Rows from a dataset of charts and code
##########

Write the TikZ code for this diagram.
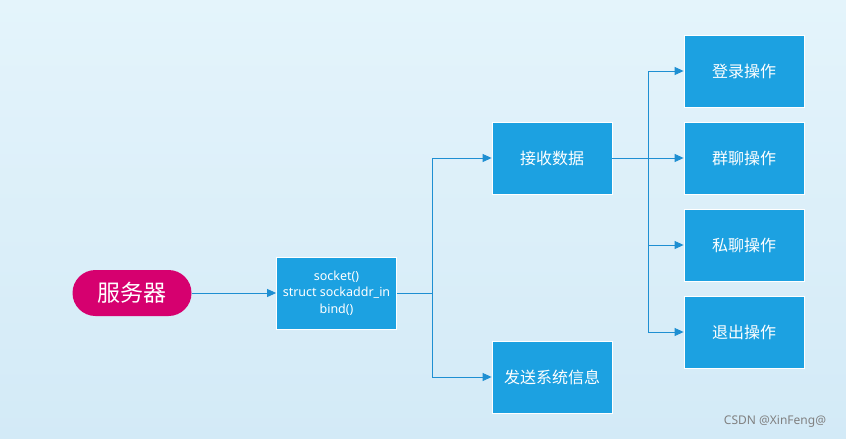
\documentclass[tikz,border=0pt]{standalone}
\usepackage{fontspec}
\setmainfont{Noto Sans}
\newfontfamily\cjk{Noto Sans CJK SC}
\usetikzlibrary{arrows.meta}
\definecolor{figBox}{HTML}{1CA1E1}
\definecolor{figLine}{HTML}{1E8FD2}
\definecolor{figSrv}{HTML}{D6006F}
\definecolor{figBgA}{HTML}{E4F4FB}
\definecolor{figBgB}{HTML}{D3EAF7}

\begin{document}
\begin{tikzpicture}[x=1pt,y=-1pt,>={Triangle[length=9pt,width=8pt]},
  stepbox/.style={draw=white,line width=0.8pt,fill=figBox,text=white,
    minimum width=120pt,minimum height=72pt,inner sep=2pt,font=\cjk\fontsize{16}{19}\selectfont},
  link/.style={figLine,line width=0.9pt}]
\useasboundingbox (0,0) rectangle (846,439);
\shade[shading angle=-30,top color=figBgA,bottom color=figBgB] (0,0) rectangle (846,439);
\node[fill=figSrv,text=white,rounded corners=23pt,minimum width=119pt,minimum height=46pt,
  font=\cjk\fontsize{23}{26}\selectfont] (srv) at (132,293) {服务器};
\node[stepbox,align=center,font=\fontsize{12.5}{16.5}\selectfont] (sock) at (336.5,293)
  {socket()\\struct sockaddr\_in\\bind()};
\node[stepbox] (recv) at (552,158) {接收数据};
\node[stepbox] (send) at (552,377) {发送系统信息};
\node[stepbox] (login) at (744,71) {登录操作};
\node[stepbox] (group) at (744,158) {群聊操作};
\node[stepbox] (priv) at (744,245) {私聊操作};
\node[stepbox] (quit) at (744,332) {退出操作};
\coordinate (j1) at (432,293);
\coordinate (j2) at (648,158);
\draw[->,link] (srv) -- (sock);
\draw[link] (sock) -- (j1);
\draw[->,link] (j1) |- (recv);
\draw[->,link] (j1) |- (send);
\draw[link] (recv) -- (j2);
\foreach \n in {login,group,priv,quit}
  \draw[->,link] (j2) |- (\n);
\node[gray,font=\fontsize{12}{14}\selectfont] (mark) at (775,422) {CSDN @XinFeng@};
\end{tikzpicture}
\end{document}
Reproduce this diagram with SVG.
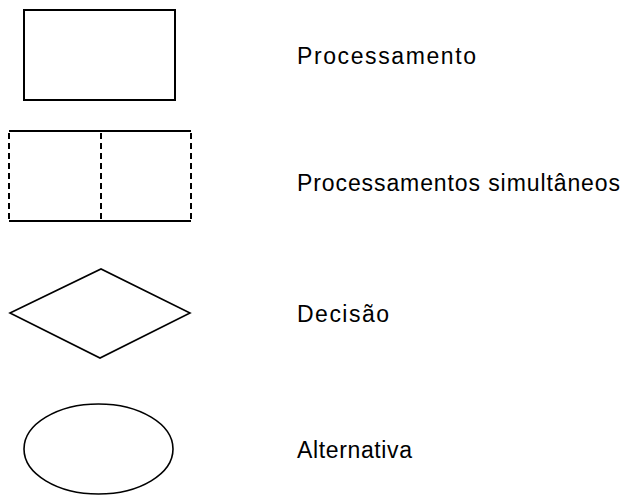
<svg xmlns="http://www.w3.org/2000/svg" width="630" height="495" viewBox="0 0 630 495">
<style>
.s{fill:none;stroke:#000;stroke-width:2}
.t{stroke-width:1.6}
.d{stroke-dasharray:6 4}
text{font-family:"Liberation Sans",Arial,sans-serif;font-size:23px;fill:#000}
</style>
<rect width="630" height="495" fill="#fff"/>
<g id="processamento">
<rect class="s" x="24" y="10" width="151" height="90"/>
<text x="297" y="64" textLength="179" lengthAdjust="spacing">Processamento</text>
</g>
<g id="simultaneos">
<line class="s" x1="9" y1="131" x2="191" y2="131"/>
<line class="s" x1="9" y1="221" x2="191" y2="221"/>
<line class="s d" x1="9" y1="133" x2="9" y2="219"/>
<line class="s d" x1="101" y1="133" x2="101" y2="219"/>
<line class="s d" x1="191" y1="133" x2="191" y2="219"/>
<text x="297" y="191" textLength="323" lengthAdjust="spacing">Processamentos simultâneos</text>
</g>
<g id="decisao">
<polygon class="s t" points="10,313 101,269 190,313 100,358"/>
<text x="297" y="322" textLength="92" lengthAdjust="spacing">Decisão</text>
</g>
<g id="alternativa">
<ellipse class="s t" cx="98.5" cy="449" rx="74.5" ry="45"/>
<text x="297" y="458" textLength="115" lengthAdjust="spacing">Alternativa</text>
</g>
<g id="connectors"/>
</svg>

##########

**WHAT THE TASK REQUIRES:**
Except for the pictures, reproduce every line exactly.

**EXERCISE OUTPUT:**
Write the TikZ code for this diagram.
\documentclass[tikz,border=0pt]{standalone}
\usepackage{fontspec}
\setmainfont{Noto Sans}
\newfontfamily\cjk{Noto Sans CJK SC}
\usetikzlibrary{arrows.meta}
\definecolor{figBox}{HTML}{1CA1E1}
\definecolor{figLine}{HTML}{1E8FD2}
\definecolor{figSrv}{HTML}{D6006F}
\definecolor{figBgA}{HTML}{E4F4FB}
\definecolor{figBgB}{HTML}{D3EAF7}

\begin{document}
\begin{tikzpicture}[x=1pt,y=-1pt,>={Triangle[length=9pt,width=8pt]},
  stepbox/.style={draw=white,line width=0.8pt,fill=figBox,text=white,
    minimum width=120pt,minimum height=72pt,inner sep=2pt,font=\cjk\fontsize{16}{19}\selectfont},
  link/.style={figLine,line width=0.9pt}]
\useasboundingbox (0,0) rectangle (846,439);
\shade[shading angle=-30,top color=figBgA,bottom color=figBgB] (0,0) rectangle (846,439);
\node[fill=figSrv,text=white,rounded corners=23pt,minimum width=119pt,minimum height=46pt,
  font=\cjk\fontsize{23}{26}\selectfont] (srv) at (132,293) {服务器};
\node[stepbox,align=center,font=\fontsize{12.5}{16.5}\selectfont] (sock) at (336.5,293)
  {socket()\\struct sockaddr\_in\\bind()};
\node[stepbox] (recv) at (552,158) {接收数据};
\node[stepbox] (send) at (552,377) {发送系统信息};
\node[stepbox] (login) at (744,71) {登录操作};
\node[stepbox] (group) at (744,158) {群聊操作};
\node[stepbox] (priv) at (744,245) {私聊操作};
\node[stepbox] (quit) at (744,332) {退出操作};
\coordinate (j1) at (432,293);
\coordinate (j2) at (648,158);
\draw[->,link] (srv) -- (sock);
\draw[link] (sock) -- (j1);
\draw[->,link] (j1) |- (recv);
\draw[->,link] (j1) |- (send);
\draw[link] (recv) -- (j2);
\foreach \n in {login,group,priv,quit}
  \draw[->,link] (j2) |- (\n);
\node[gray,font=\fontsize{12}{14}\selectfont] (mark) at (775,422) {CSDN @XinFeng@};
\end{tikzpicture}
\end{document}
Reproduce this diagram with SVG.
<svg xmlns="http://www.w3.org/2000/svg" width="630" height="495" viewBox="0 0 630 495">
<style>
.s{fill:none;stroke:#000;stroke-width:2}
.t{stroke-width:1.6}
.d{stroke-dasharray:6 4}
text{font-family:"Liberation Sans",Arial,sans-serif;font-size:23px;fill:#000}
</style>
<rect width="630" height="495" fill="#fff"/>
<g id="processamento">
<rect class="s" x="24" y="10" width="151" height="90"/>
<text x="297" y="64" textLength="179" lengthAdjust="spacing">Processamento</text>
</g>
<g id="simultaneos">
<line class="s" x1="9" y1="131" x2="191" y2="131"/>
<line class="s" x1="9" y1="221" x2="191" y2="221"/>
<line class="s d" x1="9" y1="133" x2="9" y2="219"/>
<line class="s d" x1="101" y1="133" x2="101" y2="219"/>
<line class="s d" x1="191" y1="133" x2="191" y2="219"/>
<text x="297" y="191" textLength="323" lengthAdjust="spacing">Processamentos simultâneos</text>
</g>
<g id="decisao">
<polygon class="s t" points="10,313 101,269 190,313 100,358"/>
<text x="297" y="322" textLength="92" lengthAdjust="spacing">Decisão</text>
</g>
<g id="alternativa">
<ellipse class="s t" cx="98.5" cy="449" rx="74.5" ry="45"/>
<text x="297" y="458" textLength="115" lengthAdjust="spacing">Alternativa</text>
</g>
<g id="connectors"/>
</svg>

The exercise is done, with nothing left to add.